**DATA SHOWN:**
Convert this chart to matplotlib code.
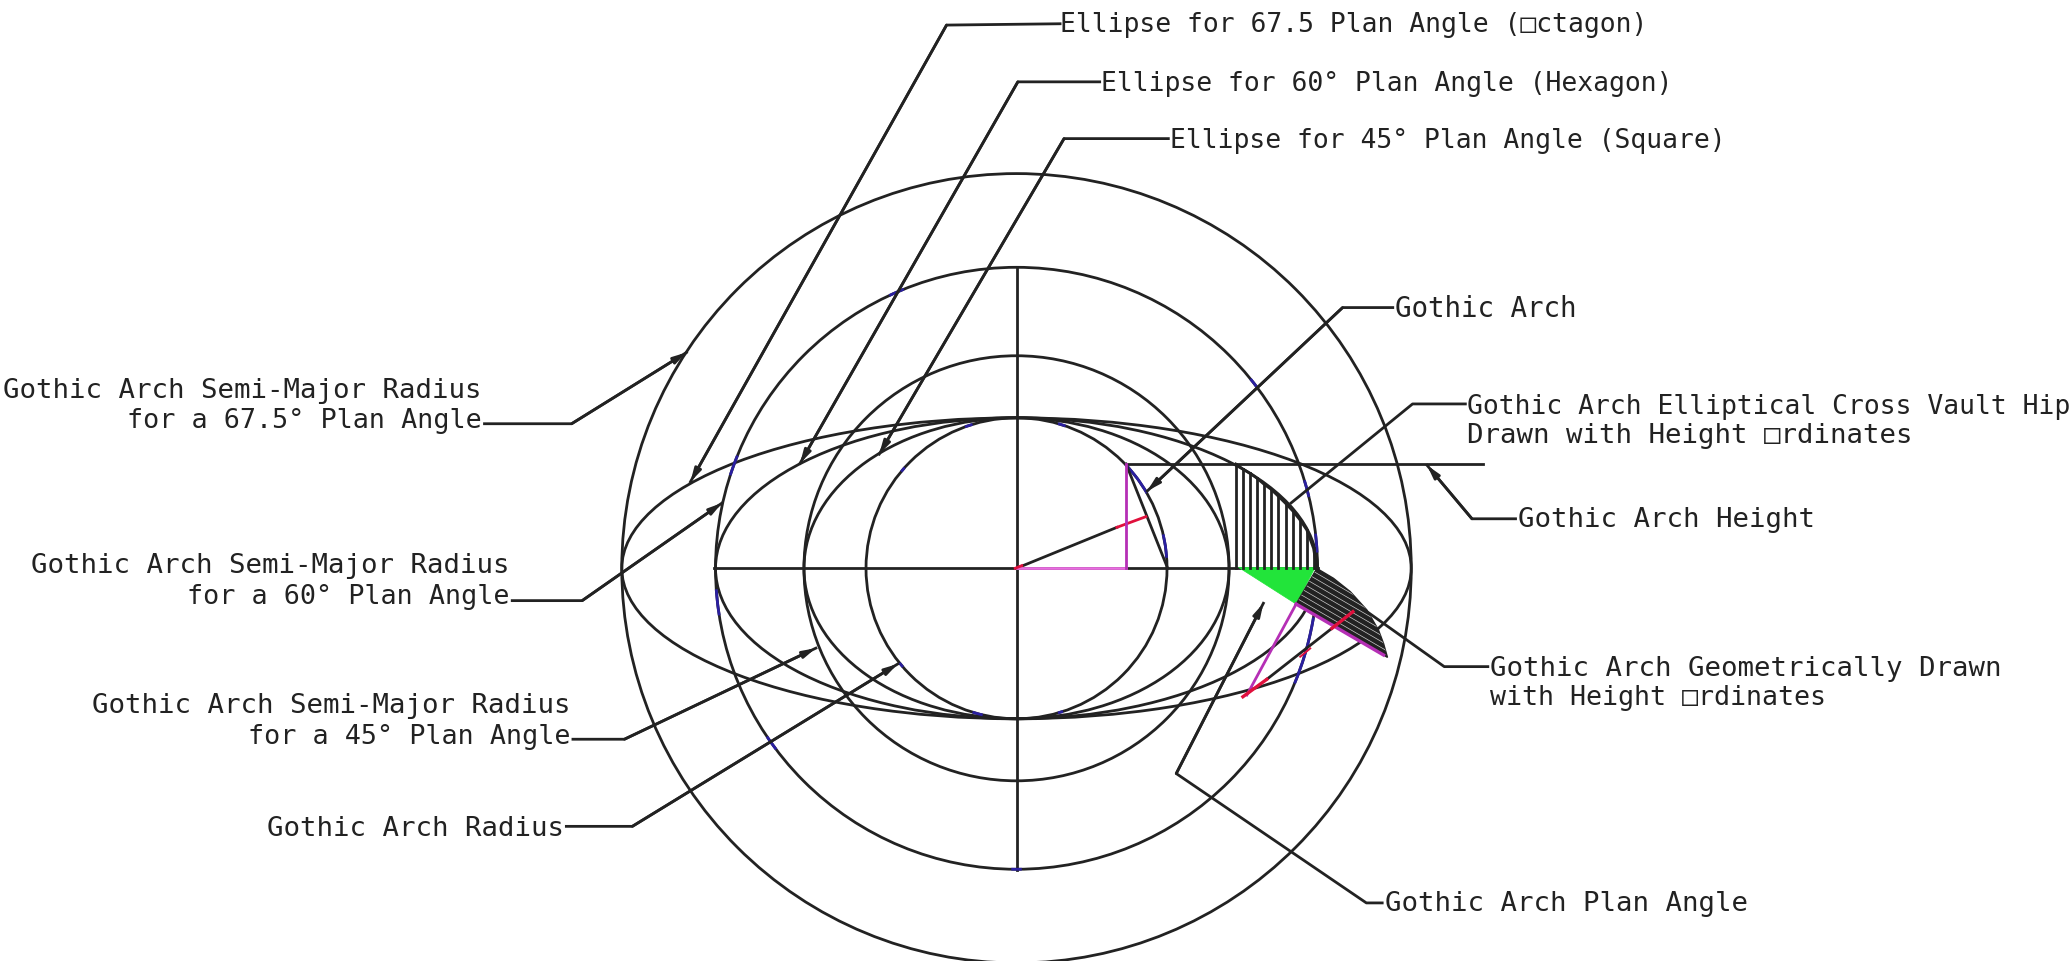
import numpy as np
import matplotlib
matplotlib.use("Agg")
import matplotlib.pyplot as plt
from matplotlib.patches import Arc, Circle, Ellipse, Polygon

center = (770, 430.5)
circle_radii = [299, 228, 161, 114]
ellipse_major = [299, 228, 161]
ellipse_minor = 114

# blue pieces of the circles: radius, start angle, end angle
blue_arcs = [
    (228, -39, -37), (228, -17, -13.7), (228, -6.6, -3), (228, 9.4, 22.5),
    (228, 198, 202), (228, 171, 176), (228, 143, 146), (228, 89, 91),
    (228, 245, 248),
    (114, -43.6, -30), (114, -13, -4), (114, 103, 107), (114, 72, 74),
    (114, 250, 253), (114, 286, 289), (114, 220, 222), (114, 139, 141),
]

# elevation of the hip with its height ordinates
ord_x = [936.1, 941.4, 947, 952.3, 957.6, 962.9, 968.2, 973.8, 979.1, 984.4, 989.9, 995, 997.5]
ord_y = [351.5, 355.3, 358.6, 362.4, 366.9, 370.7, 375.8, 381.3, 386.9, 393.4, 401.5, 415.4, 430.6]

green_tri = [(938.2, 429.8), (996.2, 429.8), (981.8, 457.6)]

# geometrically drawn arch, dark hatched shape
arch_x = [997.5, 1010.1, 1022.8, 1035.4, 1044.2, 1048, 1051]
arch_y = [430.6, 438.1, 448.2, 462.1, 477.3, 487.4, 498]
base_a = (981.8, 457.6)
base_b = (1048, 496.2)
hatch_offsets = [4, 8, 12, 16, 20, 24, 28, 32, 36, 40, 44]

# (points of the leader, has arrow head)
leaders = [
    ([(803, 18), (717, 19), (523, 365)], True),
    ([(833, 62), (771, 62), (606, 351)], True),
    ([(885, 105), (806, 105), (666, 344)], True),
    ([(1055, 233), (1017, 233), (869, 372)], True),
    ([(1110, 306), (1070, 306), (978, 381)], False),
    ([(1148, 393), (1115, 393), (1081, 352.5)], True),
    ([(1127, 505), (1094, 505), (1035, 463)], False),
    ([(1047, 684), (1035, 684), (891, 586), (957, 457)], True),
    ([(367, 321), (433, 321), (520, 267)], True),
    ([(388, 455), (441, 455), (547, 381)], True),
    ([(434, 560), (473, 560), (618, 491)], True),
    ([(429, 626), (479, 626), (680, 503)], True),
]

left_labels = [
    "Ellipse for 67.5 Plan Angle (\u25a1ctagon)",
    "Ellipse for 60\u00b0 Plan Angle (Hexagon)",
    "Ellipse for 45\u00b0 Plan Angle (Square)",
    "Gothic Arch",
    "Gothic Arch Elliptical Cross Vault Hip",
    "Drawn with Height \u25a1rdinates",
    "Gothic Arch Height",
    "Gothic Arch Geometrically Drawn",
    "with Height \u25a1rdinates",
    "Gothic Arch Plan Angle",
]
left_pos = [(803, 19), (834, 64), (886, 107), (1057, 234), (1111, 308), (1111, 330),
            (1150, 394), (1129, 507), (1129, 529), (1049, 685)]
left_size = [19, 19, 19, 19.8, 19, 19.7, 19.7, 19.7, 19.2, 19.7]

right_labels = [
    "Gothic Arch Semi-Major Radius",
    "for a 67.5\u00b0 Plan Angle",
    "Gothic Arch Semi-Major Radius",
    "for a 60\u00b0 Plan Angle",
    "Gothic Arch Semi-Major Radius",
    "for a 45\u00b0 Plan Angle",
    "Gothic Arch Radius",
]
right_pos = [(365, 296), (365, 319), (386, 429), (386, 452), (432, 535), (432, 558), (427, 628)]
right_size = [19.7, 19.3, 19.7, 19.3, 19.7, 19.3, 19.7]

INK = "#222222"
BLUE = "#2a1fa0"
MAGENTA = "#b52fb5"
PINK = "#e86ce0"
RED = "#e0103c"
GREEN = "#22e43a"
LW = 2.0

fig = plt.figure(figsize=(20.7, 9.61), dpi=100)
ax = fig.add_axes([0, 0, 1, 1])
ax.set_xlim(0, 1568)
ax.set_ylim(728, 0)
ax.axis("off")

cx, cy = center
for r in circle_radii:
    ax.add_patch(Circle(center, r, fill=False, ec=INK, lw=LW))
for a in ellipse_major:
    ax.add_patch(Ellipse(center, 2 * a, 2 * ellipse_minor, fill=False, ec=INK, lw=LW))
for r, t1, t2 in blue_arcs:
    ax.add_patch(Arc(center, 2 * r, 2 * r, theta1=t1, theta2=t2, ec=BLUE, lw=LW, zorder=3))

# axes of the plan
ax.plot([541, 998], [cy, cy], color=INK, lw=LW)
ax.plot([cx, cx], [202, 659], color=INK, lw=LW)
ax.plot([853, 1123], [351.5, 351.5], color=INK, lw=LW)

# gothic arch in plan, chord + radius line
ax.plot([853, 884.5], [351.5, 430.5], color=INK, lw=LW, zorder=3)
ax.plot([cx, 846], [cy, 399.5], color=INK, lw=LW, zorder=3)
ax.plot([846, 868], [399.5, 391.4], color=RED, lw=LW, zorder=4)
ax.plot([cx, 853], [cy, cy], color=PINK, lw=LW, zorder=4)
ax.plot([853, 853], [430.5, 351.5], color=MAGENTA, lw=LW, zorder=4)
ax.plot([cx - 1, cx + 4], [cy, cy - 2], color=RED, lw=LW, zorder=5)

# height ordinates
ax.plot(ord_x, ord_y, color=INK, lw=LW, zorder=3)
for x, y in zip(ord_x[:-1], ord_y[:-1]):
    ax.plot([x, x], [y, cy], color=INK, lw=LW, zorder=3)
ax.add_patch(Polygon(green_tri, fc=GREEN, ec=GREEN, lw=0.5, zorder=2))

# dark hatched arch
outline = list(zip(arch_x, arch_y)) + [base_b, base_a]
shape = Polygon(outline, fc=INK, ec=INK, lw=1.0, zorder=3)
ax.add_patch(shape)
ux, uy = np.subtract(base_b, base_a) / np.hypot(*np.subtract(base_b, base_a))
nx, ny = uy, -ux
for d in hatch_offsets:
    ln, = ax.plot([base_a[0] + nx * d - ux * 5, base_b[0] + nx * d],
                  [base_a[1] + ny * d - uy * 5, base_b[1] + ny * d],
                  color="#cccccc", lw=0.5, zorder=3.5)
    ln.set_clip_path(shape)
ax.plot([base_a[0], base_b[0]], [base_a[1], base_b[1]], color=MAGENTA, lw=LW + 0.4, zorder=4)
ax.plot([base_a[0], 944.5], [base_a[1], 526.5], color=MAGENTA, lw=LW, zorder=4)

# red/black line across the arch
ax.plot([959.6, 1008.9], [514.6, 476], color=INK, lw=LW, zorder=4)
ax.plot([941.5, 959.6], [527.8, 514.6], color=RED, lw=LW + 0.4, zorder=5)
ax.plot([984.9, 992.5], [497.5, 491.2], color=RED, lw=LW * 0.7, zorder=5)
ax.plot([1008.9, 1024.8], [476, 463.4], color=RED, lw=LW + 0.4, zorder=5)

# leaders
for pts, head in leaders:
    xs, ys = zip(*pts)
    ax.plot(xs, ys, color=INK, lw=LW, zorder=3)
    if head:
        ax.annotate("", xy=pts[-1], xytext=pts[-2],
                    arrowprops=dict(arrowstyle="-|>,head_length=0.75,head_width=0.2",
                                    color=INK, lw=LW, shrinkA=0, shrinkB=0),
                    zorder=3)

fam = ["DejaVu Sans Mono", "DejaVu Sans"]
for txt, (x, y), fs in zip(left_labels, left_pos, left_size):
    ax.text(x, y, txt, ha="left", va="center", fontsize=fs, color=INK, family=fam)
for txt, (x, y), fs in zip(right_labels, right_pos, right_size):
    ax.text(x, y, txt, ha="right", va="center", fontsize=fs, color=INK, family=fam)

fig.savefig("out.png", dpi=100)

**TASK INSTRUCTIONS:**
Repeat, exactly and in full, each line from the start of the data to the line that contains "from matplotlib.patches import". Pictures do not go in.

**ANSWER BELOW:**
Convert this chart to matplotlib code.
import numpy as np
import matplotlib
matplotlib.use("Agg")
import matplotlib.pyplot as plt
from matplotlib.patches import Arc, Circle, Ellipse, Polygon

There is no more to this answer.